Recorded data

***

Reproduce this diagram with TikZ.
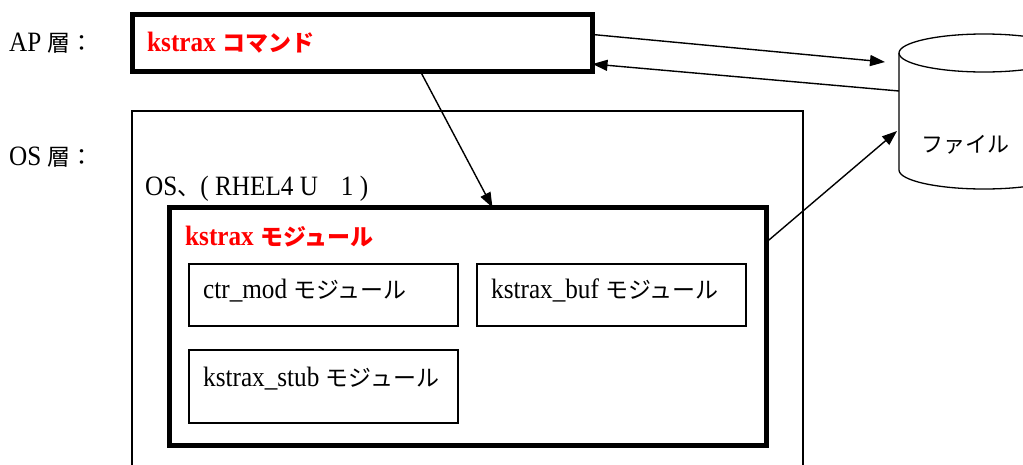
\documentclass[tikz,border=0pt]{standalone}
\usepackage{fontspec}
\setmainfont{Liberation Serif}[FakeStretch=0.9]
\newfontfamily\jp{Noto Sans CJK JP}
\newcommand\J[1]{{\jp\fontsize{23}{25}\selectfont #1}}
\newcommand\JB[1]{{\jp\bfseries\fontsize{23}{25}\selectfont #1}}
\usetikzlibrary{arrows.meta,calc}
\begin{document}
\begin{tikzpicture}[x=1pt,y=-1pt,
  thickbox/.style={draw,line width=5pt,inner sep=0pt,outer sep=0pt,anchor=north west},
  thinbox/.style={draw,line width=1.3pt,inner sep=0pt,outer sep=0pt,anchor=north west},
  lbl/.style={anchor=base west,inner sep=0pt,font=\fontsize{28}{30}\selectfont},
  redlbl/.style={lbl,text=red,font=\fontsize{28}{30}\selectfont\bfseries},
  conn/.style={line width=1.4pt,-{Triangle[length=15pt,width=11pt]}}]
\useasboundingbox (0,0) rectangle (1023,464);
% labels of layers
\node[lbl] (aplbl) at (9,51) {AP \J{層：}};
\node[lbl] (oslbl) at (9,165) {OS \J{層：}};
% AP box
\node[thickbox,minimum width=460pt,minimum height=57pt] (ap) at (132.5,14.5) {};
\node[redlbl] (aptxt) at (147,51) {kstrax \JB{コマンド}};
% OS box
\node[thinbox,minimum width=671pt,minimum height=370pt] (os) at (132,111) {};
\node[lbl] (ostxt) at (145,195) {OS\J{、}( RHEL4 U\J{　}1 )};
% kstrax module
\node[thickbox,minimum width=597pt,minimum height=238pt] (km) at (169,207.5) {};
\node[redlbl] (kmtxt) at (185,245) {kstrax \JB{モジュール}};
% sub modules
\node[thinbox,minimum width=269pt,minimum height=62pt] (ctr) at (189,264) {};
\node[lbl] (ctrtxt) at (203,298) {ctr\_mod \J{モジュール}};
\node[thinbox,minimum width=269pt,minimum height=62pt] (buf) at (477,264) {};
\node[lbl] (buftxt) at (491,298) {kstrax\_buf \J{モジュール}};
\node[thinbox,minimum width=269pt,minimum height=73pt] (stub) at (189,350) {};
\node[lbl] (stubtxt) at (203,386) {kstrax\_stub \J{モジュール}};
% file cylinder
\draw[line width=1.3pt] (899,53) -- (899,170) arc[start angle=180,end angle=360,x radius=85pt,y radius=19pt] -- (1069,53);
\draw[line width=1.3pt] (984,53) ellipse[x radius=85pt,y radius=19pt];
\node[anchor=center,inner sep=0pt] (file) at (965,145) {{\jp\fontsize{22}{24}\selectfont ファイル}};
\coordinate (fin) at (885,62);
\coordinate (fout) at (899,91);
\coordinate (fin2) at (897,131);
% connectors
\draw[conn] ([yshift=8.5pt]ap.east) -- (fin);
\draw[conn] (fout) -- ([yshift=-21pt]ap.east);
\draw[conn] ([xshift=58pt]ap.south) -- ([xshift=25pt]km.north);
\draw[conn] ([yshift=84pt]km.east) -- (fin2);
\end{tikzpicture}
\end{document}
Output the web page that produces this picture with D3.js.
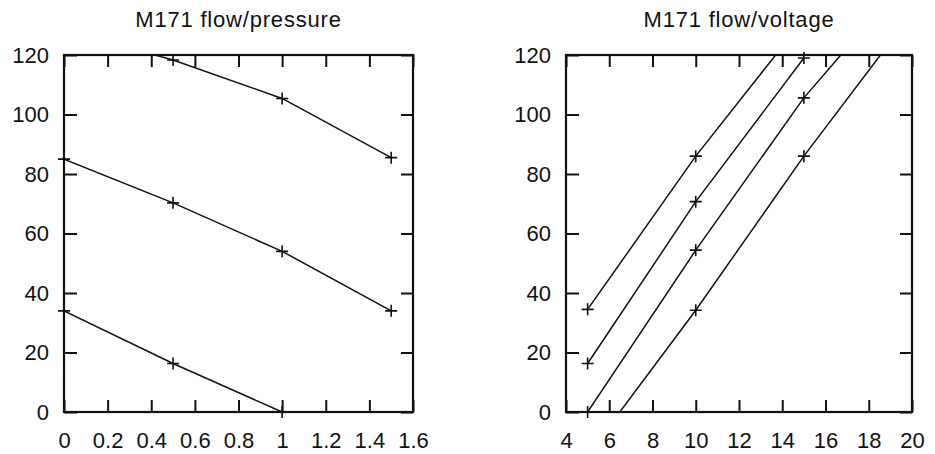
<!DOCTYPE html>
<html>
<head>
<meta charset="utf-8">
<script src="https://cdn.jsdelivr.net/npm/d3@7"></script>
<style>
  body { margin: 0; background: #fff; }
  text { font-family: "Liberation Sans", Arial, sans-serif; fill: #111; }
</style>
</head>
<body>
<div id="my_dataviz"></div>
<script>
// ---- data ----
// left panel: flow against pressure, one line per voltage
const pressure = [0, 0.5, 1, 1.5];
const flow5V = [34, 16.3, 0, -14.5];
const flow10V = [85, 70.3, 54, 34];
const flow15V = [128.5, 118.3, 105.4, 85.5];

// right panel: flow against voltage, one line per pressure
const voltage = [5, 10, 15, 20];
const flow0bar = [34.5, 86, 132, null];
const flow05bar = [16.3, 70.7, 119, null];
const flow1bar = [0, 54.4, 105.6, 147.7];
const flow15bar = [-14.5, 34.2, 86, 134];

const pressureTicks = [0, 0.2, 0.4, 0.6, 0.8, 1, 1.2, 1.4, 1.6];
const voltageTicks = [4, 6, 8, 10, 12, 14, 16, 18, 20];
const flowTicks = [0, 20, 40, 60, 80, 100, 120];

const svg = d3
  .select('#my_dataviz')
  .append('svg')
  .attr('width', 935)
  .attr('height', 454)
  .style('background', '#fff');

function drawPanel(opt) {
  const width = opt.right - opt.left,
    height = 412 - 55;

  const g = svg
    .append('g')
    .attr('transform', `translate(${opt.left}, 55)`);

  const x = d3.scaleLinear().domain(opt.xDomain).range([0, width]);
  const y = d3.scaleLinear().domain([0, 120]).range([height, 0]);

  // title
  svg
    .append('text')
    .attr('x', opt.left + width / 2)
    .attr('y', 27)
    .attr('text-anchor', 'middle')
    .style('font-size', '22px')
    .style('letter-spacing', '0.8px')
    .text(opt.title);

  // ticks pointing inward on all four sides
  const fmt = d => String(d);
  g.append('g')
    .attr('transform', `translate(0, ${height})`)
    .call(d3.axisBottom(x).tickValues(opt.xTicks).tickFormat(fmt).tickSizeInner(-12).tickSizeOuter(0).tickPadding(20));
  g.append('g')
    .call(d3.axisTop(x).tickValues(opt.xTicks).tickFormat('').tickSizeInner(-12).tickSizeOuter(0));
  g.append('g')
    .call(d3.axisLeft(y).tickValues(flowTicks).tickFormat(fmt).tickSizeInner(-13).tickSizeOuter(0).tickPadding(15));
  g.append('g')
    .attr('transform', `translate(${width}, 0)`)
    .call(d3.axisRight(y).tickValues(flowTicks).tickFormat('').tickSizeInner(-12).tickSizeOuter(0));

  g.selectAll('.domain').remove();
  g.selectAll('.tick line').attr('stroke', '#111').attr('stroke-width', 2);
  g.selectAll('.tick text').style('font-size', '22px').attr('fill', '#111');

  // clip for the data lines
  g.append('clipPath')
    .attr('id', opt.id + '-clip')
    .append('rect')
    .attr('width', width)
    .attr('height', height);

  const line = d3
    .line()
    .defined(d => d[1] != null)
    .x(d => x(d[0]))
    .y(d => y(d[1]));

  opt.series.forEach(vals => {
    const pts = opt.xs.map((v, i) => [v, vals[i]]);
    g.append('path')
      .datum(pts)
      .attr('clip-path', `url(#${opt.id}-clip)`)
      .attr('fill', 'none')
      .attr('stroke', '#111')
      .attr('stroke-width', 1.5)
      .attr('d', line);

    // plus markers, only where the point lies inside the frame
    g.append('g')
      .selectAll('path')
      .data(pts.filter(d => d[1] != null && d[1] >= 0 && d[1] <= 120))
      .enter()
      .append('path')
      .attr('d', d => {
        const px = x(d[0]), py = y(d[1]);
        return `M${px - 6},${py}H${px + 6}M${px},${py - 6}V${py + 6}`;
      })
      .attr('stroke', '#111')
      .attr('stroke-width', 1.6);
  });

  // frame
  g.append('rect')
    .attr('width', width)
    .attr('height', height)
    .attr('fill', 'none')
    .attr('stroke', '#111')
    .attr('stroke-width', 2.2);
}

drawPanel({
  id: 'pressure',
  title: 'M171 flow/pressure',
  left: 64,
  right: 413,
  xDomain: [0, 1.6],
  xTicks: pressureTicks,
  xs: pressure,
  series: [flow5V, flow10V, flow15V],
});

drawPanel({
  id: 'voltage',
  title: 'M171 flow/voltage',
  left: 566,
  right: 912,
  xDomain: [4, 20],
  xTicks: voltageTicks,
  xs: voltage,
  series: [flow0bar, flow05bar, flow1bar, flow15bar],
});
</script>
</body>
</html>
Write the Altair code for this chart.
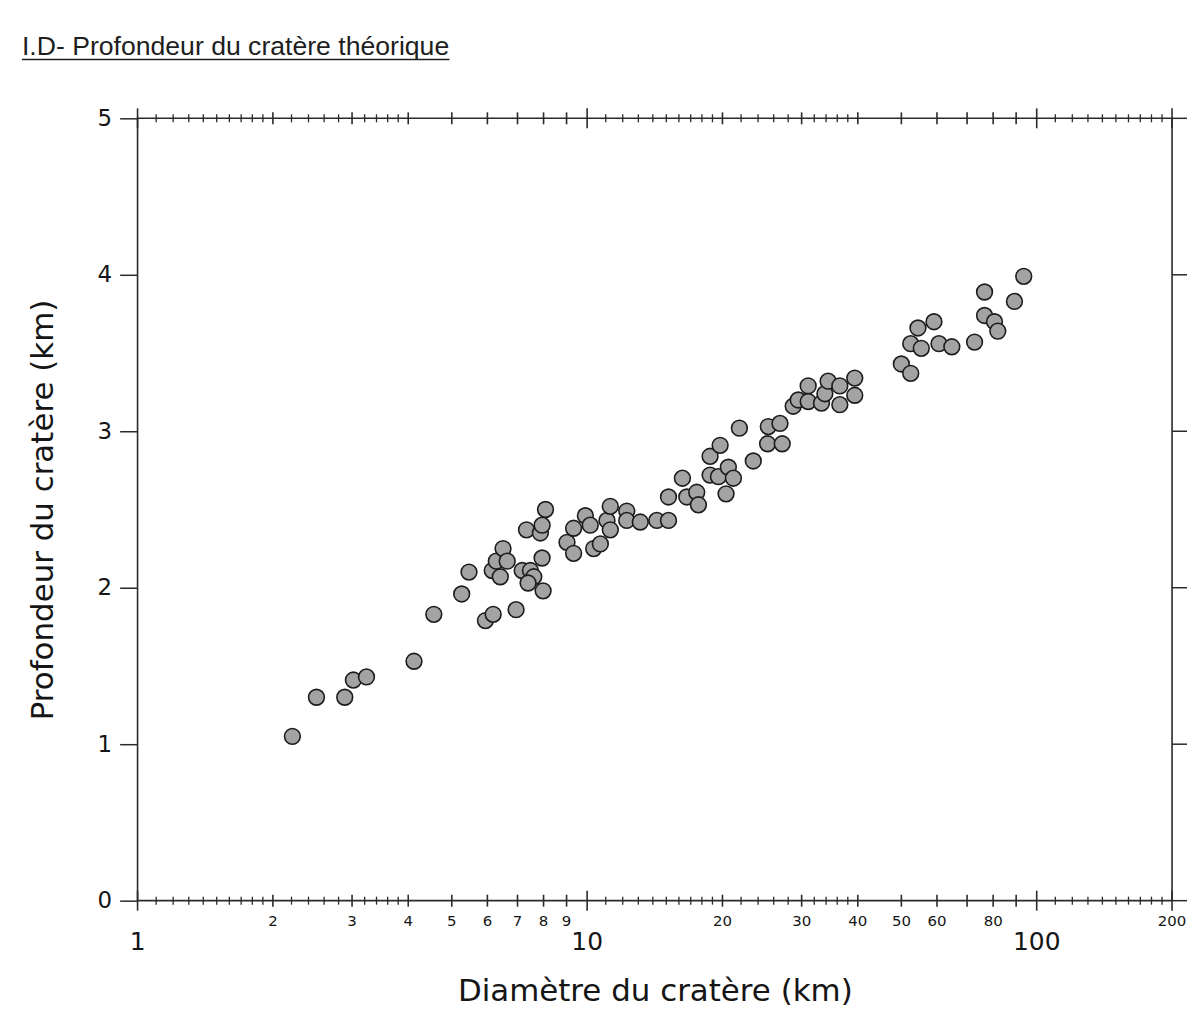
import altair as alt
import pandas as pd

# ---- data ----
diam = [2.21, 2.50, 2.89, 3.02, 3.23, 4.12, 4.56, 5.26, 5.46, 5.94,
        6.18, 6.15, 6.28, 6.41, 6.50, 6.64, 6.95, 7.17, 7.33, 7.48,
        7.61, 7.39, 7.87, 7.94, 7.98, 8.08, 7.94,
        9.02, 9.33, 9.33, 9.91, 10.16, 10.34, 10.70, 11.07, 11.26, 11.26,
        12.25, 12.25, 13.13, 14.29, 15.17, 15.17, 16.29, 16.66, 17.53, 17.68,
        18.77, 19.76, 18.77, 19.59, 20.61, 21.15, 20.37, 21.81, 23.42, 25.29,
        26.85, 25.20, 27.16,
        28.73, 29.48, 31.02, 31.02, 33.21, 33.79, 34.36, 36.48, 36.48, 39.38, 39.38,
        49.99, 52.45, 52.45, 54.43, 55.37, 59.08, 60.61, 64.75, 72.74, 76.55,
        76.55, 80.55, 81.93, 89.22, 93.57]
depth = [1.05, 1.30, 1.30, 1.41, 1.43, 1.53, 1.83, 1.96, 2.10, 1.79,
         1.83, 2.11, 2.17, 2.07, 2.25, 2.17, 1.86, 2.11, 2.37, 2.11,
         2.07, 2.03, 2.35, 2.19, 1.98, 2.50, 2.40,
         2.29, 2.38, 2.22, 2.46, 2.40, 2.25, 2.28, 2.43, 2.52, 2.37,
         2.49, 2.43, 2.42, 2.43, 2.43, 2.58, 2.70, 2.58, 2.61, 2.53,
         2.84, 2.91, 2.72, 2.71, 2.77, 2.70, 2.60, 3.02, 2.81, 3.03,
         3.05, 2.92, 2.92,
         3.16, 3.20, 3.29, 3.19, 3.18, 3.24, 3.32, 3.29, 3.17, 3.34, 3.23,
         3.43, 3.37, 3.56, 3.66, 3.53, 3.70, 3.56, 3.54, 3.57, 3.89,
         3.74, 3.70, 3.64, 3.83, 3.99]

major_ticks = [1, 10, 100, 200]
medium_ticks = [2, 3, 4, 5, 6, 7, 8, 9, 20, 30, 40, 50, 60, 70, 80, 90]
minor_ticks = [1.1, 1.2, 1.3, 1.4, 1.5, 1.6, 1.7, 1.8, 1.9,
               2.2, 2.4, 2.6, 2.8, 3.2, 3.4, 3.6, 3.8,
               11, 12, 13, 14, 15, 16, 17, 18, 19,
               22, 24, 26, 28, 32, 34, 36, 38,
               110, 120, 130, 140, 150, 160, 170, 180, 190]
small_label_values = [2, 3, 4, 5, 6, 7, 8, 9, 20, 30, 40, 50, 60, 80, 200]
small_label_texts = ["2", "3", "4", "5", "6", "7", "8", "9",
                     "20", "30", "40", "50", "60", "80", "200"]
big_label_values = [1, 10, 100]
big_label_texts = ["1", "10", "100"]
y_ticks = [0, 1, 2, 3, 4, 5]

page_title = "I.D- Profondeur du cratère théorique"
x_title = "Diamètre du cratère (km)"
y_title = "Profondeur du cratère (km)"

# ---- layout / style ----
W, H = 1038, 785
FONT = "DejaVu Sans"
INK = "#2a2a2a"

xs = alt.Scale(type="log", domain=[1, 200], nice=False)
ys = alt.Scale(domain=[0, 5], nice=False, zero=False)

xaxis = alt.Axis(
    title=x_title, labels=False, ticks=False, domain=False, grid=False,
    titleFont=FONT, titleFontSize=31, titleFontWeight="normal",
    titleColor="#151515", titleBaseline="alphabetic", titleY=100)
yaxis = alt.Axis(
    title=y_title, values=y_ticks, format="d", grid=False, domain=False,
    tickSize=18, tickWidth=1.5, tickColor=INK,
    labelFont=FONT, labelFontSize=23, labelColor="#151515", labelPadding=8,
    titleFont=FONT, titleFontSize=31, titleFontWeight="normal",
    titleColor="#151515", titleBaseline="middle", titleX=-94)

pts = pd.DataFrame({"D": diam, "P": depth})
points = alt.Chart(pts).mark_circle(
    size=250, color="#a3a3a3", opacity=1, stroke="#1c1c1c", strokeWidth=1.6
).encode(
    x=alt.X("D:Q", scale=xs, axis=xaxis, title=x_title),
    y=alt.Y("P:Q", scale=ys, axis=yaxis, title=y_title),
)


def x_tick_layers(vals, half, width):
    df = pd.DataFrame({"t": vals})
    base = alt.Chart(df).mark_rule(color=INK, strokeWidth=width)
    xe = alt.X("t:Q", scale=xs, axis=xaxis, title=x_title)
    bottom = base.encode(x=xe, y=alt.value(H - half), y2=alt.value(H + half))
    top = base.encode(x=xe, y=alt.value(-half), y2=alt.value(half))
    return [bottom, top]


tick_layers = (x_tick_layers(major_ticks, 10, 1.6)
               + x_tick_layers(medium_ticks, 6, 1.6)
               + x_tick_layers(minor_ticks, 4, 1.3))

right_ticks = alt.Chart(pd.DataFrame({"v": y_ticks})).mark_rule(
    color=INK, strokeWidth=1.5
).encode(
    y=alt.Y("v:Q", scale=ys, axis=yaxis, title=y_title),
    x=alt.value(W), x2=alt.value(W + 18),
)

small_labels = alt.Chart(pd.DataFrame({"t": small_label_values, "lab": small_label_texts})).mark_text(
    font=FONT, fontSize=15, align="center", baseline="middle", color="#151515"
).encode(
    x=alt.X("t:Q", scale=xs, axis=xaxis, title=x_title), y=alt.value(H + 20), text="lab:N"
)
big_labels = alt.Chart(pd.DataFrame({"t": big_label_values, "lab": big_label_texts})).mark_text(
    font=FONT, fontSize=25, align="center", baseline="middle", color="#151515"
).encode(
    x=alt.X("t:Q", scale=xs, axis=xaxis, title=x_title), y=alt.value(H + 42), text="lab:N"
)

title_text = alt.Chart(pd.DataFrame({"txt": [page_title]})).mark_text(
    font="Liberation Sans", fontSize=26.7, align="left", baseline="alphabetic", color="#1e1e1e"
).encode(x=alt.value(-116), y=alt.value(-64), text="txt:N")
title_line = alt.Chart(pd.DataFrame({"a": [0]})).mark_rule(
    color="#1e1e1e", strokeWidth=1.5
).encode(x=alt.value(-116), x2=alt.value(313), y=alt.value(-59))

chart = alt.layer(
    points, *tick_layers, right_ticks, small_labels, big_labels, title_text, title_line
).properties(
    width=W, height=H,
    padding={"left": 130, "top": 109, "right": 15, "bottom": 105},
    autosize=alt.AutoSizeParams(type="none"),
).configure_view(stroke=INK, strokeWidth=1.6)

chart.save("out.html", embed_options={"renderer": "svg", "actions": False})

***

_What the exercise asks_
Only the lines from the one containing "Write the Altair code for this chart." down to the one containing "import pandas as pd" should be copied, exactly and with both ends kept. Drop the pictures.

_Output of the exercise_
Write the Altair code for this chart.
import altair as alt
import pandas as pd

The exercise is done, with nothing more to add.